Friends: My day was messy. My house was messy.  I was messy. (I even donned the faded Mickey Mouse t-shirt and flannel plaid pj bottoms BEFORE dinner!...yeah...it was THAT kind of day). 

But as I counted my blessings after my long day, taking a step back to look at the Big Picture, I realized yet again: God is so good in His simple love and care for us.

I distractedly studied for a couple of hours and then closed the books. Walking to bed I passed the twins' room and saw through the shadows a sweet little leg dangling out of S's bed. I went in and smothered his sweet little face with kisses, he moaned, rolled over, and tucked his leg safely back into his covers.
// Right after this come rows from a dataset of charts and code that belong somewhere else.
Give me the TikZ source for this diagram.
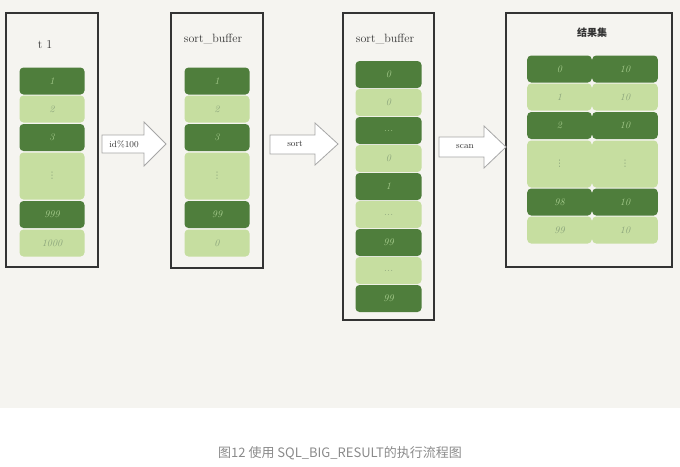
\documentclass[tikz,border=0pt]{standalone}
\usepackage{fontspec}
\newfontfamily\cjk{Noto Sans CJK SC}
\newfontfamily\dejavu{DejaVu Sans}
\definecolor{bg}{HTML}{F5F4F0}
\definecolor{dkg}{HTML}{4F7E3C}
\definecolor{ltg}{HTML}{C6DEA0}
\definecolor{dktx}{HTML}{A3C98A}
\definecolor{lttx}{HTML}{8CA57C}
\definecolor{frame}{HTML}{333333}
\definecolor{capc}{HTML}{8A8A8A}
\newcommand{\vdts}{{\dejavu\fontsize{9}{9}\selectfont ⋮}}
\tikzset{
  rowbase/.style={rounded corners=4pt, inner sep=0pt, font=\itshape\fontsize{10}{10}\selectfont, minimum height=27pt},
  dk/.style={rowbase, fill=dkg, text=dktx},
  lt/.style={rowbase, fill=ltg, text=lttx},
  panel/.style={draw=frame, line width=1.1pt},
  blockarrow/.style={draw=gray!70, fill=white, line width=0.8pt},
  title/.style={text=frame, font=\fontsize{12}{12}\selectfont},
  alabel/.style={text=frame, font=\fontsize{9}{9}\selectfont},
}
\begin{document}
\begin{tikzpicture}[x=1pt,y=-1pt]
\useasboundingbox (0,0) rectangle (680,466);
\fill[bg] (0,0) rectangle (680,408);

% panel 1
\draw[panel] (6,13) rectangle (98,267);
\node[title] (t1) at (45,45) {t 1};
\node[dk, minimum width=65pt] (a1) at (52,81) {1};
\node[lt, minimum width=65pt] (a2) at (52,109) {2};
\node[dk, minimum width=65pt] (a3) at (52,137.5) {3};
\node[lt, minimum width=65pt, minimum height=47pt] (a4) at (52,176) {\vdts};
\node[dk, minimum width=65pt] (a5) at (52,214.5) {999};
\node[lt, minimum width=65pt] (a6) at (52,243) {1000};

% panel 2
\draw[panel] (171,13) rectangle (263,268);
\node[title] (sb1) at (213,39) {sort\_buffer};
\node[dk, minimum width=65pt] (b1) at (217,81) {1};
\node[lt, minimum width=65pt] (b2) at (217,109) {2};
\node[dk, minimum width=65pt] (b3) at (217,137.5) {3};
\node[lt, minimum width=65pt, minimum height=47pt] (b4) at (217,176) {\vdts};
\node[dk, minimum width=65pt] (b5) at (217,214.5) {99};
\node[lt, minimum width=65pt] (b6) at (217,243) {0};

% panel 3
\draw[panel] (343,13) rectangle (434,320);
\node[title] (sb2) at (385,39) {sort\_buffer};
\node[dk, minimum width=66pt] (c1) at (388.5,74.5) {0};
\node[lt, minimum width=66pt] (c2) at (388.5,102.5) {0};
\node[dk, minimum width=66pt] (c3) at (388.5,130.5) {...};
\node[lt, minimum width=66pt] (c4) at (388.5,158.5) {0};
\node[dk, minimum width=66pt] (c5) at (388.5,186.5) {1};
\node[lt, minimum width=66pt] (c6) at (388.5,214.5) {...};
\node[dk, minimum width=66pt] (c7) at (388.5,242.5) {99};
\node[lt, minimum width=66pt] (c8) at (388.5,270.5) {...};
\node[dk, minimum width=66pt] (c9) at (388.5,298.5) {99};

% panel 4
\draw[panel] (506,13) rectangle (672,267);
\node[text=frame, font=\cjk\bfseries\fontsize{10}{10}\selectfont] (res) at (592,33) {结果集};
\node[dk, minimum width=64.6pt] (d1l) at (559.5,69) {0};
\node[dk, minimum width=65.6pt] (d1r) at (625,69) {10};
\node[lt, minimum width=64.6pt] (d2l) at (559.5,97) {1};
\node[lt, minimum width=65.6pt] (d2r) at (625,97) {10};
\node[dk, minimum width=64.6pt] (d3l) at (559.5,125.5) {2};
\node[dk, minimum width=65.6pt] (d3r) at (625,125.5) {10};
\node[lt, minimum width=64.6pt, minimum height=47pt] (d4l) at (559.5,164) {\vdts};
\node[lt, minimum width=65.6pt, minimum height=47pt] (d4r) at (625,164) {\vdts};
\node[dk, minimum width=64.6pt] (d5l) at (559.5,202) {98};
\node[dk, minimum width=65.6pt] (d5r) at (625,202) {10};
\node[lt, minimum width=64.6pt] (d6l) at (559.5,230) {99};
\node[lt, minimum width=65.6pt] (d6r) at (625,230) {10};

% arrows
\draw[blockarrow] (102,135) -- (144,135) -- (144,122) -- (166,144) -- (144,166) -- (144,153) -- (102,153) -- cycle;
\node[alabel] (l1) at (124,144) {id\%100};
\draw[blockarrow] (270,135) -- (315,135) -- (315,123) -- (338,144) -- (315,165) -- (315,154) -- (270,154) -- cycle;
\node[alabel] (l2) at (295,144) {sort};
\draw[blockarrow] (439,137) -- (484,137) -- (484,126) -- (506,147) -- (484,168) -- (484,157) -- (439,157) -- cycle;
\node[alabel] (l3) at (465,147) {scan};

% caption
\node[text=capc, font=\cjk\fontsize{13}{13}\selectfont] (cap) at (340,453) {图12 使用 SQL\_BIG\_RESULT的执行流程图};
\end{tikzpicture}
\end{document}
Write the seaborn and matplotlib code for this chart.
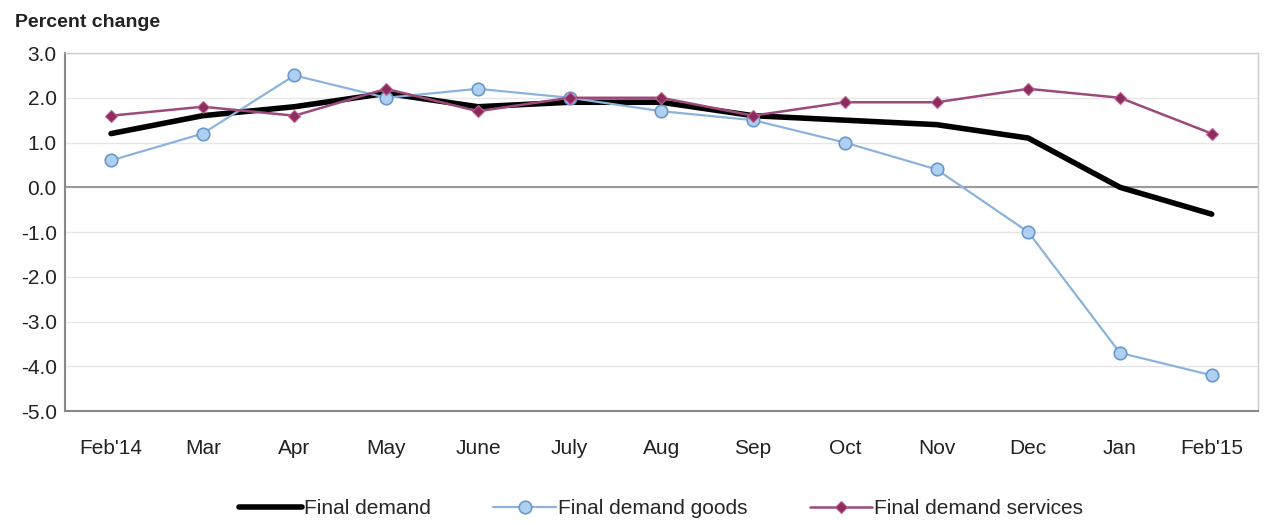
import pandas as pd
import matplotlib.pyplot as plt
import seaborn as sns

# Month labels and 12-month percent changes
months = ["Feb'14", 'Mar', 'Apr', 'May', 'June', 'July', 'Aug', 'Sep',
          'Oct', 'Nov', 'Dec', 'Jan', "Feb'15"]
final_demand = [1.2, 1.6, 1.8, 2.1, 1.8, 1.9, 1.9, 1.6, 1.5, 1.4, 1.1, 0.0, -0.6]
final_goods = [0.6, 1.2, 2.5, 2.0, 2.2, 2.0, 1.7, 1.5, 1.0, 0.4, -1.0, -3.7, -4.2]
final_services = [1.6, 1.8, 1.6, 2.2, 1.7, 2.0, 2.0, 1.6, 1.9, 1.9, 2.2, 2.0, 1.2]

sns.set_style('white')
plt.rcParams['font.family'] = ['Liberation Sans Narrow', 'Liberation Sans', 'DejaVu Sans']

df = pd.DataFrame({'month': months,
                   'Final demand': final_demand,
                   'Final demand goods': final_goods,
                   'Final demand services': final_services})

fig = plt.figure(figsize=(12.78, 5.25), dpi=100)
ax = fig.add_axes([0.051, 0.217, 0.933, 0.682])

# Draw the lines
sns.lineplot(data=df, x='month', y='Final demand', ax=ax, color='black',
             linewidth=4, label='Final demand', sort=False)
sns.lineplot(data=df, x='month', y='Final demand goods', ax=ax, color='#8db3dc',
             linewidth=1.6, marker='o', markersize=9, markerfacecolor='#aed1f2',
             markeredgecolor='#6b98cc', markeredgewidth=1.2,
             label='Final demand goods', sort=False)
sns.lineplot(data=df, x='month', y='Final demand services', ax=ax, color='#9c4a7c',
             linewidth=1.8, marker='D', markersize=6, markerfacecolor='#8a2c5c',
             markeredgecolor='#c45c96', markeredgewidth=0.8,
             label='Final demand services', sort=False)

ax.set_ylim(-5, 3)
ax.set_xlim(-0.5, len(months) - 0.5)
ax.set_yticks(range(-5, 4))
ax.set_yticklabels([f'{v:.1f}' for v in range(-5, 4)])
ax.set_xlabel('')
ax.set_ylabel('')
ax.tick_params(axis='both', labelsize=15, length=0, colors='#222222')
ax.tick_params(axis='x', pad=20)
ax.tick_params(axis='y', pad=6)

# Grid and zero line
ax.grid(axis='y', color='#e6e6e6', linewidth=1)
ax.set_axisbelow(True)
ax.axhline(0, color='#9a9a9a', linewidth=1.5, zorder=1)

for side in ['left', 'bottom']:
    ax.spines[side].set_color('#888888')
    ax.spines[side].set_linewidth(1.5)
for side in ['top', 'right']:
    ax.spines[side].set_color('#cccccc')
    ax.spines[side].set_linewidth(1)

fig.text(0.012, 0.958, 'Percent change', fontsize=14, fontweight='bold',
         color='#222222', va='center')

ax.legend(loc='upper center', bbox_to_anchor=(0.5, -0.194), ncol=3,
          frameon=False, fontsize=15, handlelength=3, handletextpad=0.1,
          columnspacing=3)

plt.savefig('out.png', dpi=100)
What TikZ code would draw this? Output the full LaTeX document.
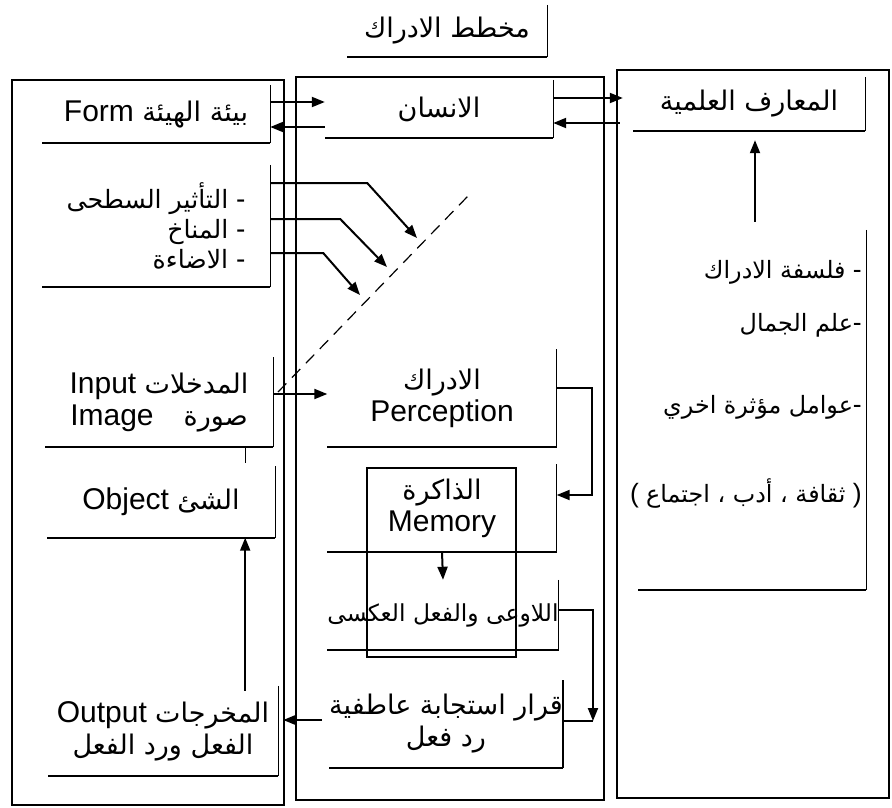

I checked on all of my boys and then headed to bed.  Even in his sleepiness The Hubs still put his hand on mine.   Be Still My Heart! 

During this "I think I can," season of my life, when I feel like the Little Engine That Could with huge tasks set before me, I am thankful for oasis moments like last night when the world seems to stop for a moment.  Things get WILD around here, but for just a moment it was still.  And now I'm off to start another day feeling renewed thanks to a book and a prayer.